The presentations included students from various disciplines in the division of Humanities. In addition, Honor’s program students shared their projects and research.

Not only did the presentations allow students to share their findings but many of the projects also directly affected Seton Hill University (SHU).

Senior Julia Whidden presented her Honor’s Capstone titled “It’s Clear, But We’re Green.” The presentation illustrated the impact that Styrofoam use in the cafeteria has. She worked to get more environmentally friendly “to go” containers into the dining hall. Users buy the containers for five dollars and can use them to get food to go in the dining hall. Upon their next visit they bring the used container and exchange it for a new clean one. The used one is then washed and sanitized and used again.

The new containers are currently only being used by faculty members, however Whidden said that students should be able to use them this semester. First students will need to prove that they have a scheduling conflict. Upon approval their name will go on a list and they can use the containers free of charge.
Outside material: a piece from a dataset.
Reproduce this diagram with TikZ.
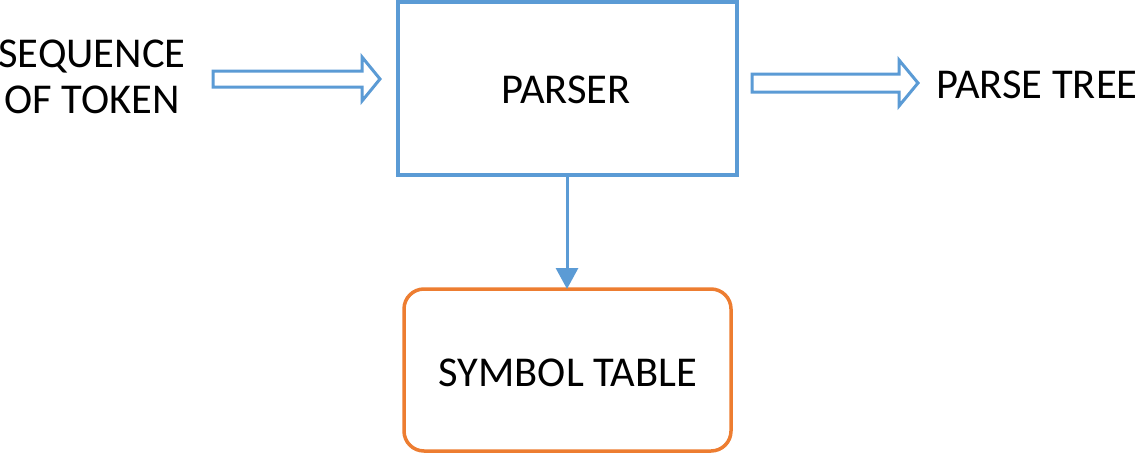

Last year from January to May SHU used over 8,000 Styrofoam containers. Whidden says that number should be cut to 6,000 this year with only the faculty participating.

Senior Kaleigh Ruffner’s theme was “Motivation’s Role in Language Learning.” Ruffner, a Spanish and education major focused on the different motivational reasons why individuals choose to learn a second language. She spoke about the importance of students learning a second language and how the learning of a second language is influenced by motivation.

“More people need to see [bilingual education] more as an opportunity than a threat. Schools in El Paso have implemented bilingual education out of necessity,” Ruffner said. “It does not need to be done out of necessity.”

Students were encouraged to take an interdisciplinary approach as they took on their themes. Through an interdisciplinary approach, students are allowed to consult and apply different fields of analysis going right along with the liberal arts approach of SHU.